- **Data provided**:

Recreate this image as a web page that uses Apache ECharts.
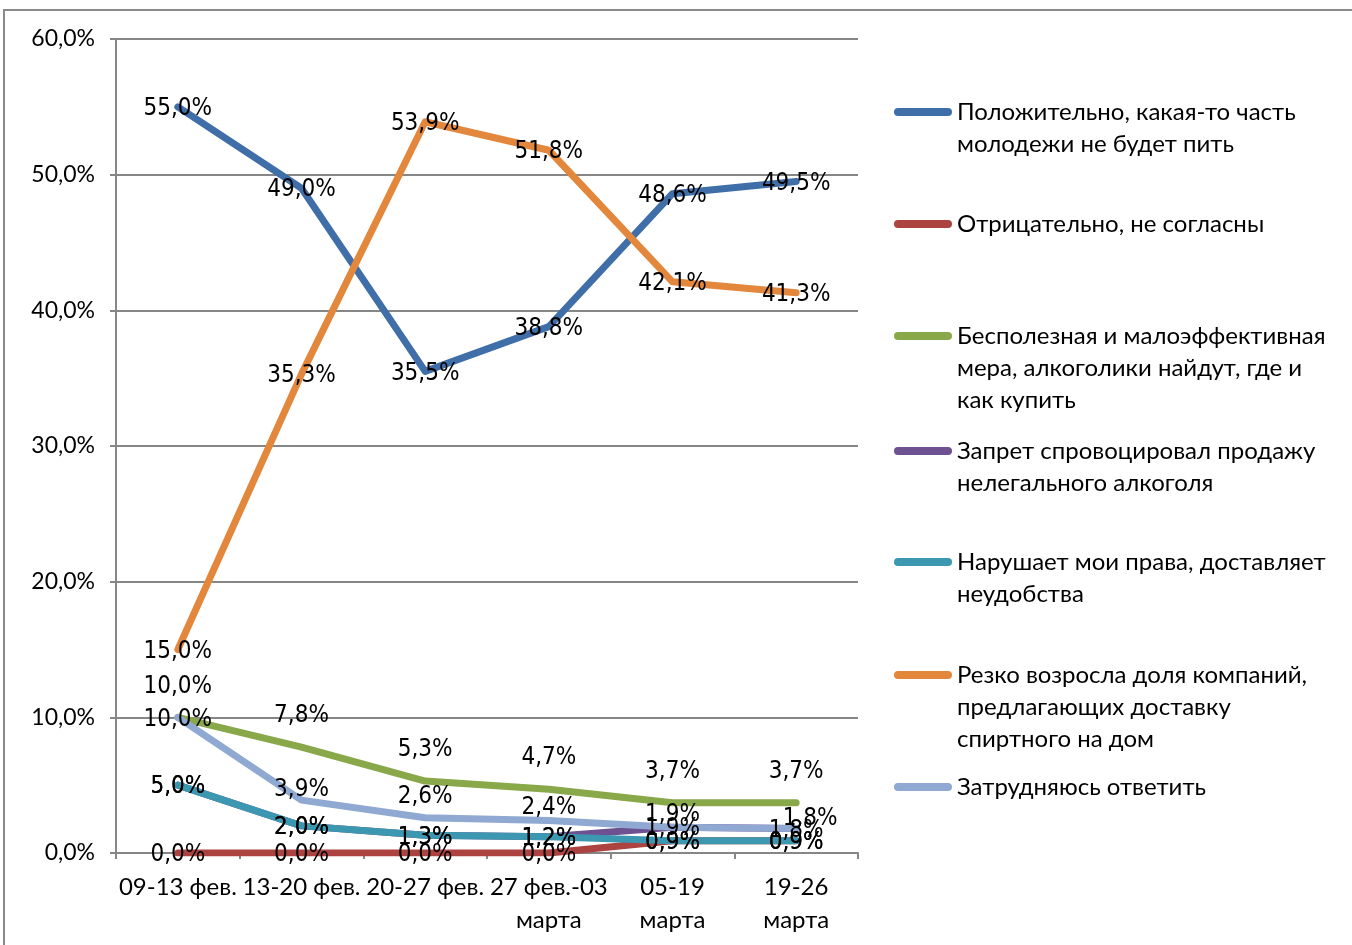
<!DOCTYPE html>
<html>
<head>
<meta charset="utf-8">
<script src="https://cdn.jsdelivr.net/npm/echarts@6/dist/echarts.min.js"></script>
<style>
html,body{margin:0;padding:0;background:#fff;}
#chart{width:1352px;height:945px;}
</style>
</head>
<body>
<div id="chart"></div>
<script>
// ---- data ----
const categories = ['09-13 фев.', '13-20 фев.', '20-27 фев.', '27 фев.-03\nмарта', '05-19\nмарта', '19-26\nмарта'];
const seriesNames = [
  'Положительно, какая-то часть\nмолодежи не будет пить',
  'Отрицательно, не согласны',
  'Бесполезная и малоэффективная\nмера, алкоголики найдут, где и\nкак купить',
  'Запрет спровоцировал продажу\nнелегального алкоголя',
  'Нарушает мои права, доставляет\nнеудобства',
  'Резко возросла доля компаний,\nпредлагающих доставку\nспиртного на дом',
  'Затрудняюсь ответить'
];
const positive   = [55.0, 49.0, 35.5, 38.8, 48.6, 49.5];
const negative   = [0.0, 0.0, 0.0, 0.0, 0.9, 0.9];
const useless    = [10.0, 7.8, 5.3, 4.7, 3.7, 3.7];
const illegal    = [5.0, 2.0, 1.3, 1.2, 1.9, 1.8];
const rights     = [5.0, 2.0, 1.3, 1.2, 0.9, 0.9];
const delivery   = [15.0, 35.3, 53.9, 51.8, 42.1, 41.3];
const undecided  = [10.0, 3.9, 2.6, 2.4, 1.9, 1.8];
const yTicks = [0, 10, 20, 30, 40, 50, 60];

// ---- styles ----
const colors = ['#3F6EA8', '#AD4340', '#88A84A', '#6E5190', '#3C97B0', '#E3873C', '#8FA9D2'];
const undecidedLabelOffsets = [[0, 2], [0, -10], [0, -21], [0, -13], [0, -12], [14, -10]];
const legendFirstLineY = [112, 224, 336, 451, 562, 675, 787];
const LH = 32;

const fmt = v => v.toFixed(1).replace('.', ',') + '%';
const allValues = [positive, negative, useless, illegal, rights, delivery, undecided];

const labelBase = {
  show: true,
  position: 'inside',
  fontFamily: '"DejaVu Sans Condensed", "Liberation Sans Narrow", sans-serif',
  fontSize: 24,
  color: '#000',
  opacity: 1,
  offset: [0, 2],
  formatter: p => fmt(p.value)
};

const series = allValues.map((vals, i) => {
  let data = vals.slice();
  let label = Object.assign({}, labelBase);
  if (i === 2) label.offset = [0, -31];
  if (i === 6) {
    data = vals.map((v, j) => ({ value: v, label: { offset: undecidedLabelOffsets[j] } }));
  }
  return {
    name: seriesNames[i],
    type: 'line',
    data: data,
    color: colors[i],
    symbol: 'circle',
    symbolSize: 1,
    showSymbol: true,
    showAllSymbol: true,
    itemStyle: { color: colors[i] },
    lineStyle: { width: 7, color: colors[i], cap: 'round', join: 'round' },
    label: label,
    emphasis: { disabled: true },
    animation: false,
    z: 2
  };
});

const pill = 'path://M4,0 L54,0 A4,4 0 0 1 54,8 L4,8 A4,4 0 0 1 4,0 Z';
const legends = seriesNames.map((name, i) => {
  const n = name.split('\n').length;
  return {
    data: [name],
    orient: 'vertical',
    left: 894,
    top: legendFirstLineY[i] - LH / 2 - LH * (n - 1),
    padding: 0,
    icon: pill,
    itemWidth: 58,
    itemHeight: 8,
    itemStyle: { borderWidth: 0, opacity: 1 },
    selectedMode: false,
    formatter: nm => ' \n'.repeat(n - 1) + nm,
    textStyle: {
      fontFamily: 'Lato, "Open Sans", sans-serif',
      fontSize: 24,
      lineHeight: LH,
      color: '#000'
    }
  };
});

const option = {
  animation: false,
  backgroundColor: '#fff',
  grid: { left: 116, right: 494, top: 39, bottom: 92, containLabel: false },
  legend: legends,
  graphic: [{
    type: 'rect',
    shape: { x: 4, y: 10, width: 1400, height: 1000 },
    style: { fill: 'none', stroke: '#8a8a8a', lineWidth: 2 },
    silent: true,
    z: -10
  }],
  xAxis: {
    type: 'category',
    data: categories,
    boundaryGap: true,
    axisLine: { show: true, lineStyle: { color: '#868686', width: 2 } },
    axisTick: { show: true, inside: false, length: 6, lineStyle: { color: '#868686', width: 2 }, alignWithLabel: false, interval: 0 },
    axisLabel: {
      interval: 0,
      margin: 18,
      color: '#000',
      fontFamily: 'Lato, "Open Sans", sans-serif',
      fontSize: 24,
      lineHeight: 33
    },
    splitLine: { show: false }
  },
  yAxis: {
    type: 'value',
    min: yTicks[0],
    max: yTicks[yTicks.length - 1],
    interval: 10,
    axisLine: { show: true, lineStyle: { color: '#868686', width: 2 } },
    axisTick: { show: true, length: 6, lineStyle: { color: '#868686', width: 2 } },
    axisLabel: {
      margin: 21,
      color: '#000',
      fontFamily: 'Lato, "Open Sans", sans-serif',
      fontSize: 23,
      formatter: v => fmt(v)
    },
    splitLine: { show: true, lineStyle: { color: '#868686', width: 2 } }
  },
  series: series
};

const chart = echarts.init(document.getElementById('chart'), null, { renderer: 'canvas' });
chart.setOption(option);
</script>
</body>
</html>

- **Problem details**: Leaving the pictures aside, transcribe the entire listing exactly.

- **Task solution**:
Recreate this image as a web page that uses Apache ECharts.
<!DOCTYPE html>
<html>
<head>
<meta charset="utf-8">
<script src="https://cdn.jsdelivr.net/npm/echarts@6/dist/echarts.min.js"></script>
<style>
html,body{margin:0;padding:0;background:#fff;}
#chart{width:1352px;height:945px;}
</style>
</head>
<body>
<div id="chart"></div>
<script>
// ---- data ----
const categories = ['09-13 фев.', '13-20 фев.', '20-27 фев.', '27 фев.-03\nмарта', '05-19\nмарта', '19-26\nмарта'];
const seriesNames = [
  'Положительно, какая-то часть\nмолодежи не будет пить',
  'Отрицательно, не согласны',
  'Бесполезная и малоэффективная\nмера, алкоголики найдут, где и\nкак купить',
  'Запрет спровоцировал продажу\nнелегального алкоголя',
  'Нарушает мои права, доставляет\nнеудобства',
  'Резко возросла доля компаний,\nпредлагающих доставку\nспиртного на дом',
  'Затрудняюсь ответить'
];
const positive   = [55.0, 49.0, 35.5, 38.8, 48.6, 49.5];
const negative   = [0.0, 0.0, 0.0, 0.0, 0.9, 0.9];
const useless    = [10.0, 7.8, 5.3, 4.7, 3.7, 3.7];
const illegal    = [5.0, 2.0, 1.3, 1.2, 1.9, 1.8];
const rights     = [5.0, 2.0, 1.3, 1.2, 0.9, 0.9];
const delivery   = [15.0, 35.3, 53.9, 51.8, 42.1, 41.3];
const undecided  = [10.0, 3.9, 2.6, 2.4, 1.9, 1.8];
const yTicks = [0, 10, 20, 30, 40, 50, 60];

// ---- styles ----
const colors = ['#3F6EA8', '#AD4340', '#88A84A', '#6E5190', '#3C97B0', '#E3873C', '#8FA9D2'];
const undecidedLabelOffsets = [[0, 2], [0, -10], [0, -21], [0, -13], [0, -12], [14, -10]];
const legendFirstLineY = [112, 224, 336, 451, 562, 675, 787];
const LH = 32;

const fmt = v => v.toFixed(1).replace('.', ',') + '%';
const allValues = [positive, negative, useless, illegal, rights, delivery, undecided];

const labelBase = {
  show: true,
  position: 'inside',
  fontFamily: '"DejaVu Sans Condensed", "Liberation Sans Narrow", sans-serif',
  fontSize: 24,
  color: '#000',
  opacity: 1,
  offset: [0, 2],
  formatter: p => fmt(p.value)
};

const series = allValues.map((vals, i) => {
  let data = vals.slice();
  let label = Object.assign({}, labelBase);
  if (i === 2) label.offset = [0, -31];
  if (i === 6) {
    data = vals.map((v, j) => ({ value: v, label: { offset: undecidedLabelOffsets[j] } }));
  }
  return {
    name: seriesNames[i],
    type: 'line',
    data: data,
    color: colors[i],
    symbol: 'circle',
    symbolSize: 1,
    showSymbol: true,
    showAllSymbol: true,
    itemStyle: { color: colors[i] },
    lineStyle: { width: 7, color: colors[i], cap: 'round', join: 'round' },
    label: label,
    emphasis: { disabled: true },
    animation: false,
    z: 2
  };
});

const pill = 'path://M4,0 L54,0 A4,4 0 0 1 54,8 L4,8 A4,4 0 0 1 4,0 Z';
const legends = seriesNames.map((name, i) => {
  const n = name.split('\n').length;
  return {
    data: [name],
    orient: 'vertical',
    left: 894,
    top: legendFirstLineY[i] - LH / 2 - LH * (n - 1),
    padding: 0,
    icon: pill,
    itemWidth: 58,
    itemHeight: 8,
    itemStyle: { borderWidth: 0, opacity: 1 },
    selectedMode: false,
    formatter: nm => ' \n'.repeat(n - 1) + nm,
    textStyle: {
      fontFamily: 'Lato, "Open Sans", sans-serif',
      fontSize: 24,
      lineHeight: LH,
      color: '#000'
    }
  };
});

const option = {
  animation: false,
  backgroundColor: '#fff',
  grid: { left: 116, right: 494, top: 39, bottom: 92, containLabel: false },
  legend: legends,
  graphic: [{
    type: 'rect',
    shape: { x: 4, y: 10, width: 1400, height: 1000 },
    style: { fill: 'none', stroke: '#8a8a8a', lineWidth: 2 },
    silent: true,
    z: -10
  }],
  xAxis: {
    type: 'category',
    data: categories,
    boundaryGap: true,
    axisLine: { show: true, lineStyle: { color: '#868686', width: 2 } },
    axisTick: { show: true, inside: false, length: 6, lineStyle: { color: '#868686', width: 2 }, alignWithLabel: false, interval: 0 },
    axisLabel: {
      interval: 0,
      margin: 18,
      color: '#000',
      fontFamily: 'Lato, "Open Sans", sans-serif',
      fontSize: 24,
      lineHeight: 33
    },
    splitLine: { show: false }
  },
  yAxis: {
    type: 'value',
    min: yTicks[0],
    max: yTicks[yTicks.length - 1],
    interval: 10,
    axisLine: { show: true, lineStyle: { color: '#868686', width: 2 } },
    axisTick: { show: true, length: 6, lineStyle: { color: '#868686', width: 2 } },
    axisLabel: {
      margin: 21,
      color: '#000',
      fontFamily: 'Lato, "Open Sans", sans-serif',
      fontSize: 23,
      formatter: v => fmt(v)
    },
    splitLine: { show: true, lineStyle: { color: '#868686', width: 2 } }
  },
  series: series
};

const chart = echarts.init(document.getElementById('chart'), null, { renderer: 'canvas' });
chart.setOption(option);
</script>
</body>
</html>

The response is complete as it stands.